## Begin
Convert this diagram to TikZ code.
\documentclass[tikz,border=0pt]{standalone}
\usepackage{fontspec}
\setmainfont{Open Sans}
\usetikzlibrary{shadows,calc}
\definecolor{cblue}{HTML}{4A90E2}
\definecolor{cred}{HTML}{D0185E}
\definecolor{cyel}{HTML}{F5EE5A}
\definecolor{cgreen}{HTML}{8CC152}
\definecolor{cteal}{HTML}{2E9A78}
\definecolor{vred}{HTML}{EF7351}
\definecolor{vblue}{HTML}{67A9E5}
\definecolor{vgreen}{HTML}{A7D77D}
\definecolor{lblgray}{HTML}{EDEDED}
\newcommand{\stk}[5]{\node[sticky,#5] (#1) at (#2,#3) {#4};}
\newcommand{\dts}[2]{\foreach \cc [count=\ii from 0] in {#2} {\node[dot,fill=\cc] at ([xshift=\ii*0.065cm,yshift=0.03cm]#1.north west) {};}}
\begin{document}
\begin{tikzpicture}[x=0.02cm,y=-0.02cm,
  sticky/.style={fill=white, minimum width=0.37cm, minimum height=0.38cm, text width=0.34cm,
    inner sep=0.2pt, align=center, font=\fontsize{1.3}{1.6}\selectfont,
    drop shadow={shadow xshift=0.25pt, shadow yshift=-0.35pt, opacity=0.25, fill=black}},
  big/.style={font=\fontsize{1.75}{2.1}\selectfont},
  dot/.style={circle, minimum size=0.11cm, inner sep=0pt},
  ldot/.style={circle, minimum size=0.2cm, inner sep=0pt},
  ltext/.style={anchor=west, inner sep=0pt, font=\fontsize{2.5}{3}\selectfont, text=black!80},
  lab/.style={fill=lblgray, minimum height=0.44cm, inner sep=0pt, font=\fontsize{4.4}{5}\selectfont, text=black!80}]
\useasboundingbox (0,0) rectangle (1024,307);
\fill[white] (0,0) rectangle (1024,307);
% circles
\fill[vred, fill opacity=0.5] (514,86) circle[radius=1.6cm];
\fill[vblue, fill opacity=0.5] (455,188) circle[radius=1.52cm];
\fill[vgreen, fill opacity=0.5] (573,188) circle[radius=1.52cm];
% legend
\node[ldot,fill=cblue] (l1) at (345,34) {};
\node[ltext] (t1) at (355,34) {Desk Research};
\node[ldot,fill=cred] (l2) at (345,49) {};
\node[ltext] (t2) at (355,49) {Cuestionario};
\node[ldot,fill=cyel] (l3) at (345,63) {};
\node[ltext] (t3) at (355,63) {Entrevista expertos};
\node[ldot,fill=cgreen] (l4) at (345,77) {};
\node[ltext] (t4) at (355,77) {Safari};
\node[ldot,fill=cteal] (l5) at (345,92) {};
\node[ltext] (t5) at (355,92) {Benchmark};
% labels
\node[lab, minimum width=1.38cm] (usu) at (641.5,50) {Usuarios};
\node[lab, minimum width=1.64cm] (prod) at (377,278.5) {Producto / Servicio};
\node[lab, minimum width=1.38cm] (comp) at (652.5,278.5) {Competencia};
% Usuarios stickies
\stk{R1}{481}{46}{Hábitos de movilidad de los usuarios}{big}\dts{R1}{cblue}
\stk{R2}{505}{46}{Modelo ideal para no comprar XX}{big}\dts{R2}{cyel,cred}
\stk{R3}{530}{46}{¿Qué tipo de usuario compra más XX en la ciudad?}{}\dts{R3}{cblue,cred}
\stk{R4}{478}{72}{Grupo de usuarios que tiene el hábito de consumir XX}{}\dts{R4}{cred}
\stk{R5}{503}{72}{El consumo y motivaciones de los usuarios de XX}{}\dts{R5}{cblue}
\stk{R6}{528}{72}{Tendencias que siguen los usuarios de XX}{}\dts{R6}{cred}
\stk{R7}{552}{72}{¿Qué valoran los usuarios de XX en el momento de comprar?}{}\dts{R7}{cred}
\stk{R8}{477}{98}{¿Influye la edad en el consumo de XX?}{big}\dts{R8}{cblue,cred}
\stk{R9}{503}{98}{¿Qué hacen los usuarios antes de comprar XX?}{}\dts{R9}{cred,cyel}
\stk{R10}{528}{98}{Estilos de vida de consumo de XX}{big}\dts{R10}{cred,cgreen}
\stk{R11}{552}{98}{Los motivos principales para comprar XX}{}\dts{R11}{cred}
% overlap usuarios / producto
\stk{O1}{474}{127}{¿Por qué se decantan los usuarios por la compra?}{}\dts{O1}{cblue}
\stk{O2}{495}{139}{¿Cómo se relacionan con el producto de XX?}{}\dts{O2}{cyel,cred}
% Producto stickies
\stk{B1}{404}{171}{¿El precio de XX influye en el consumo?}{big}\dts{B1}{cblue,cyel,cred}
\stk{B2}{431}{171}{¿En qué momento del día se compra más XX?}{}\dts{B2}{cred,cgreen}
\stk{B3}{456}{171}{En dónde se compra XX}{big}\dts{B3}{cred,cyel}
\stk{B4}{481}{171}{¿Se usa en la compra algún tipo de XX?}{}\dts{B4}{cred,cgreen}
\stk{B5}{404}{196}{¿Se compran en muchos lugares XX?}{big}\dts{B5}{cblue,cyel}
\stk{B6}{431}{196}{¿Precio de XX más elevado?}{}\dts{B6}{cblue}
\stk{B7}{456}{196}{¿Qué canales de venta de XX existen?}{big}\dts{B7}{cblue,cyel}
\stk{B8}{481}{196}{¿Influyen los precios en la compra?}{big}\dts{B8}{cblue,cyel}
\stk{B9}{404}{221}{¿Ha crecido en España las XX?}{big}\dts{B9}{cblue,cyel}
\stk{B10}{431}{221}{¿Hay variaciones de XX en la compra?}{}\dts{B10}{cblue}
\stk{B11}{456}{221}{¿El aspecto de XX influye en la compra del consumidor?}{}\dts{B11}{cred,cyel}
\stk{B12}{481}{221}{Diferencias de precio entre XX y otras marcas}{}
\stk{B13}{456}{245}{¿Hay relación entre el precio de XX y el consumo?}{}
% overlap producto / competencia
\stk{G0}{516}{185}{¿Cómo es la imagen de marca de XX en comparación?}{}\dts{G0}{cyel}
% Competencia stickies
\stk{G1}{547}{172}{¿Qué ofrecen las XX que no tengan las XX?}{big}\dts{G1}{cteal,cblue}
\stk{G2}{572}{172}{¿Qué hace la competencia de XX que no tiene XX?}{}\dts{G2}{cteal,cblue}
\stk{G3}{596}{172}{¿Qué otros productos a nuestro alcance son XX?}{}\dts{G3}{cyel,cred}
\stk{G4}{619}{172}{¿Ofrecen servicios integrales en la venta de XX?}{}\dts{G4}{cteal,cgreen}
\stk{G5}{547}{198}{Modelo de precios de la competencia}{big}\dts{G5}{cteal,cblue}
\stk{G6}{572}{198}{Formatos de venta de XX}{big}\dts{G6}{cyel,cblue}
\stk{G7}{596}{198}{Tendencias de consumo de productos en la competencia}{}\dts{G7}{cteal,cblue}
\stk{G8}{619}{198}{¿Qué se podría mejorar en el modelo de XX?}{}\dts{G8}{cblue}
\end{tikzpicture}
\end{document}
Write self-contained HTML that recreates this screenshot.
## End
To be done:
Search the records above for "this". Copy each line where it is found.

Task solution:
Convert this diagram to TikZ code.
Write self-contained HTML that recreates this screenshot.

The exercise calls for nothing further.